If we follow the trails of those factors that lead to systemic fraud,
one of them will take us to government and Party leaders. They prefer to
hide the cracks on the walls of the educational system because of the
high political cost that acknowledging these problems would entail, and
they manage to do this with the kind help of journalists.
Thus, since the problem "doesn't exist", there is no debate on the
subject and no ways to rectify the situation are attempted. It may be
better this way, because those in the Party may come up with something
like holding talks about Jose Marti and things of that nature.
In short, the situation is considerably more far-reaching than the Party
would have us believe through the media. The solution, obviously, isn't
making an example of the culprits, much less forcing students to
memorize a list of ethical values.
What could be the solution, then?
I can think of a number of them, within Cuba's current educational model:
• Raise the salaries of teachers, in acknowledgment of the extremely
complex work they do and the heavy burden of social responsibility they
shoulder.
• Instill respect for their profession, which does not consist in taming
beasts or being the spokespeople of knowledge.
• Instill respect for their time and put an end to such practices as
keeping teachers at school all day because some disciplinary regulations
demand this.
• Instill respect towards their ideas and cease forcing them to promote
an ideology many do not share.
• Instill respect towards them as people and cease forcing them to have
to put up with aggressive students or those who boycott their classes.
• Greater autonomy for schools: let teachers, parents and students
participate in decision-making processes.
• Allow for the opening of educational institutions that abide by basic
regulations but are based on other educational principles.
These are some ideas off the top of my head.
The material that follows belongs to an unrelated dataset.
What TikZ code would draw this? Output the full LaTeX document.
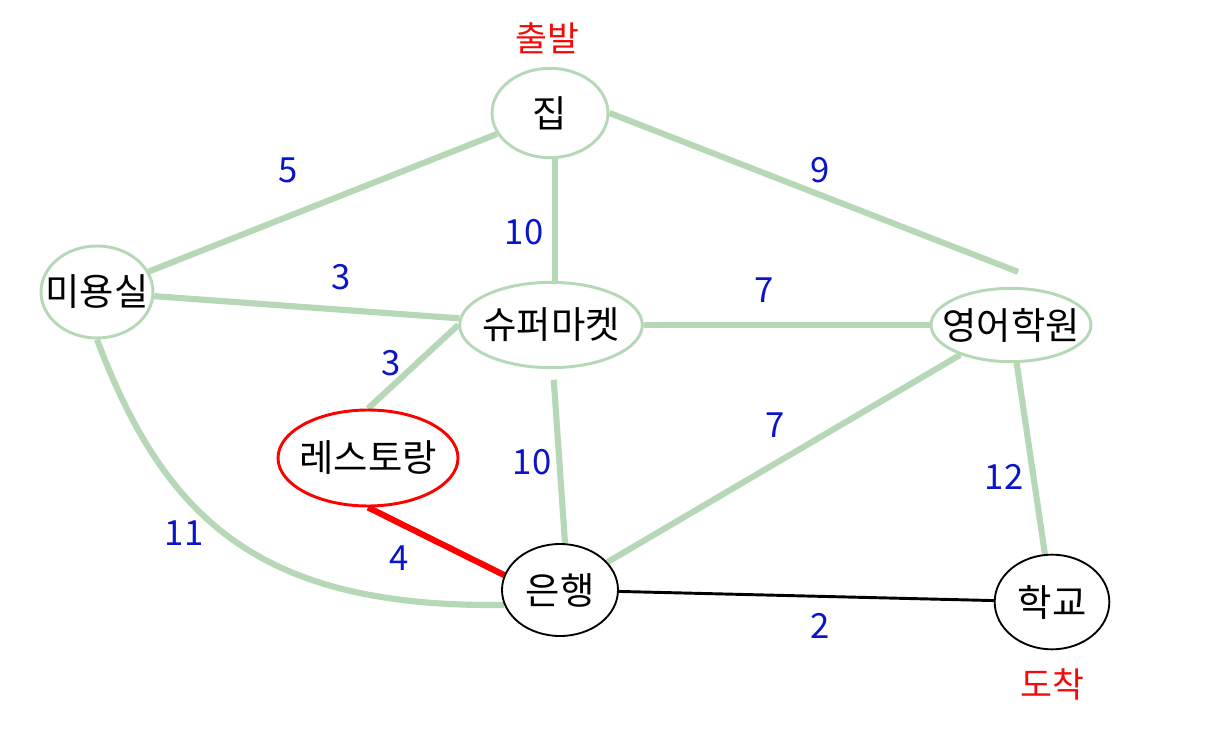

If I were to think it over
a bit, I would start making radically different suggestions.
Currently, numerous schools inspired by libertarian principles* exist
around the world. Their teachers do not have to worry about fraud
because they do not subject their students to exams or make them compete
for a grade.
Those who study under these ideals learn what they are interested in at
the pace they want, because learning can and should be enjoyable. I say
this so that we understand to what extent fraud is co-extensive with the
educational paradigm that common sense and the bureaucracy accept and
the only, adequate system.
—–
* Libertarian pedagogy came into existence under the Paris Commune. This
May 28 marked another anniversary of the massacre that put an end to the
government of the people and workers.